Deterministic lockstep is a method of networking a system from one computer to another by sending only the inputs that control that system, rather than the state of that system. In the context of networking a physics simulation, this means we send across a small amount of input, while avoiding sending state like position, orientation, linear velocity and angular velocity per-object.

The benefit is that bandwidth is proportional to the size of the input, not the number of objects in the simulation. Yes, with deterministic lockstep you can network a physics simulation of one million objects with the same bandwidth as just one.

While this sounds great in theory, in practice it’s difficult to implement deterministic lockstep because most physics simulations are not deterministic. Differences in floating point behavior between compilers, OS’s and even instruction sets make it almost impossible to guarantee determinism for floating point calculations.

确定性锁步(Deterministic Lockstep) 是一种网络同步方法,它通过仅发送控制系统的输入,而不是整个系统的状态,实现从一台计算机到另一台计算机的同步。

物理模拟的网络同步中,这意味着我们只需要传输少量的输入数据,而无需发送每个物体的状态数据(例如位置、方向、线速度和角速度)。

优点:

这样做的好处是所需带宽与输入数据的大小成正比,而不是与模拟中的物体数量成正比
换句话说,使用确定性锁步,即使是100 万个物体的物理模拟,其网络带宽消耗也可以和单个物体相同!

挑战:

虽然理论上听起来很棒,但实际实现确定性锁步却非常困难,因为大多数物理模拟并不是完全确定性的
由于不同编译器、操作系统甚至CPU 指令集在浮点运算上的行为存在差异,几乎不可能确保浮点计算的完全确定性

 

Determinism

Determinism means that given the same initial condition and the same set of inputs your simulation gives exactly the same result.
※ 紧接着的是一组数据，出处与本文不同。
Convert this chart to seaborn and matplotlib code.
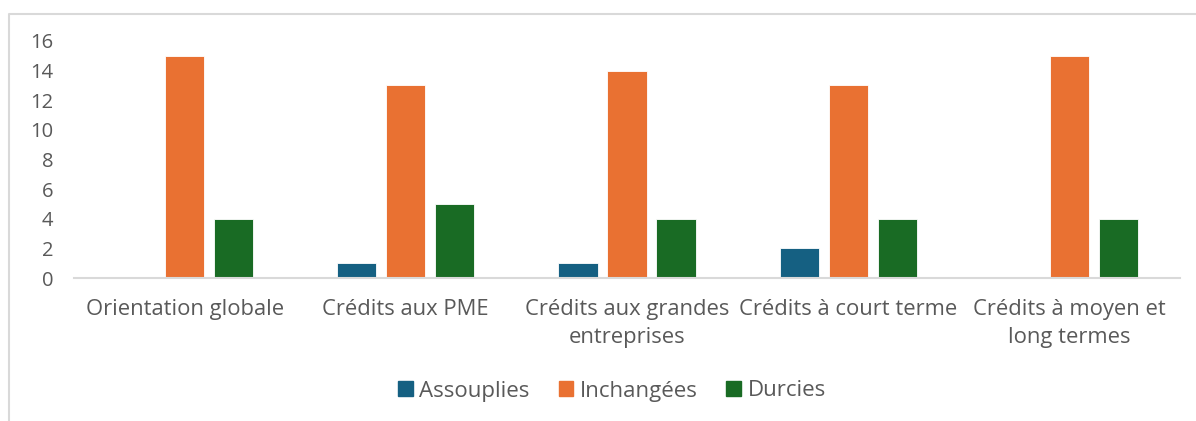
import numpy as np
import pandas as pd
import matplotlib.pyplot as plt
import seaborn as sns
from matplotlib.lines import Line2D

categories = ['Orientation globale', 'Crédits aux PME', 'Crédits aux grandes\nentreprises',
              'Crédits à court terme', 'Crédits à moyen et\nlong termes']
series = ['Assouplies', 'Inchangées', 'Durcies']
assouplies = [0, 1, 1, 2, 0]
inchangees = [15, 13, 14, 13, 15]
durcies = [4, 5, 4, 4, 4]
colors = ['#156082', '#E97132', '#196B24']
yticks = [0, 2, 4, 6, 8, 10, 12, 14, 16]

df = pd.DataFrame({
    'cat': categories * 3,
    'serie': [series[0]] * 5 + [series[1]] * 5 + [series[2]] * 5,
    'val': assouplies + inchangees + durcies,
})

sns.set_style('white')
plt.rcParams['font.family'] = ['Open Sans', 'DejaVu Sans']
txt = '#595959'

fig = plt.figure(figsize=(11.96, 4.21), dpi=100)
ax = fig.add_axes([74 / 1196, 1 - 278 / 421, (1180 - 74) / 1196, (278 - 41) / 421])
sns.barplot(data=df, x='cat', y='val', hue='serie', palette=colors, order=categories,
            hue_order=series, width=0.665, gap=0.2, edgecolor='white', linewidth=0.6,
            saturation=1, ax=ax, legend=False)

ax.set_ylim(0, 16)
ax.set_xlim(-0.5, 4.5)
ax.set_yticks(yticks)
ax.set_xlabel('')
ax.set_ylabel('')
for s in ['top', 'right', 'left']:
    ax.spines[s].set_visible(False)
ax.spines['bottom'].set_color('#d9d9d9')
ax.spines['bottom'].set_linewidth(1.5)
ax.tick_params(axis='both', length=0, colors=txt)
ax.tick_params(axis='y', labelsize=14.5, pad=15)
ax.tick_params(axis='x', labelsize=15.8, pad=15)
for lab in ax.get_xticklabels():
    lab.set_linespacing(1.45)

# chart frame (cropped)
fig.add_artist(Line2D([9 / 1196, 9 / 1196, 1.0], [0.0, 1 - 14 / 421, 1 - 14 / 421],
                      transform=fig.transFigure, color='#d9d9d9', linewidth=1.5))

handles = [plt.Rectangle((0, 0), 1, 1, color=c) for c in colors]
fig.legend(handles, series, loc='center', bbox_to_anchor=(612 / 1196, 1 - 391 / 421),
           ncol=3, frameon=False, fontsize=16, labelcolor=txt, handlelength=0.65,
           handleheight=0.65, handletextpad=0.3, columnspacing=1.3)

fig.savefig('out.png', dpi=100)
And I do mean exactly the same result.

Not close. Not near enough. Exactly the same. Exact down to the bit-level. So exact, you could take a checksum of your entire physics state at the end of each frame and it would be identical.

确定性(Determinism) 指的是,在相同的初始条件相同的输入下,模拟的结果必须完全一致

我指的是真正的完全一致

不是接近,不是“差不多”,而是 精确到每一位(bit-level) 的相同。

精确到什么程度?
你可以在每一帧结束时,对整个物理状态进行校验和(checksum),结果都必须完全一致

https://gafferongames.com/videos/deterministic_lockstep_desync.mp4

Above you can see a simulation that is almost deterministic. The simulation on the left is controlled by the player. The simulation on the right has exactly the same inputs applied with a two second delay starting from the same initial condition. Both simulations step forward with the same delta time (a necessary precondition to ensure exactly the same result) and both simulations apply the same inputs. Notice how after the smallest divergence the simulation gets further and further out of sync. This simulation is non-deterministic.

上方的示例展示了一个几乎确定性的模拟。

  • 左侧的模拟由玩家控制。

  • 右侧的模拟使用完全相同的输入,但延迟 2 秒,并从相同的初始状态开始。

两次模拟都以相同的时间步长(delta time) 前进(这是确保结果完全一致的必要前提),并且两者都应用了相同的输入

然而,请注意:即使是最微小的偏差,也会导致模拟逐渐失去同步

这说明,这个模拟并不是确定性的(non-deterministic)

What’s going on is that the physics engine I’m using (Open Dynamics Engine) uses a random number generator inside its solver to randomize the order of constraint processing to improve stability. It’s open source. Take a look and see! Unfortunately this breaks determinism because the simulation on the left processes constraints in a different order to the simulation on the right, leading to slightly different results. Luckily all that is required to make ODE deterministic on the same machine, with the same complied binary and on the same OS (is that enough qualifications?) is to set its internal random seed to the current frame number before running the simulation via dSetRandomSeed. Once this is done ODE gives exactly the same result and the left and right simulations stay in sync.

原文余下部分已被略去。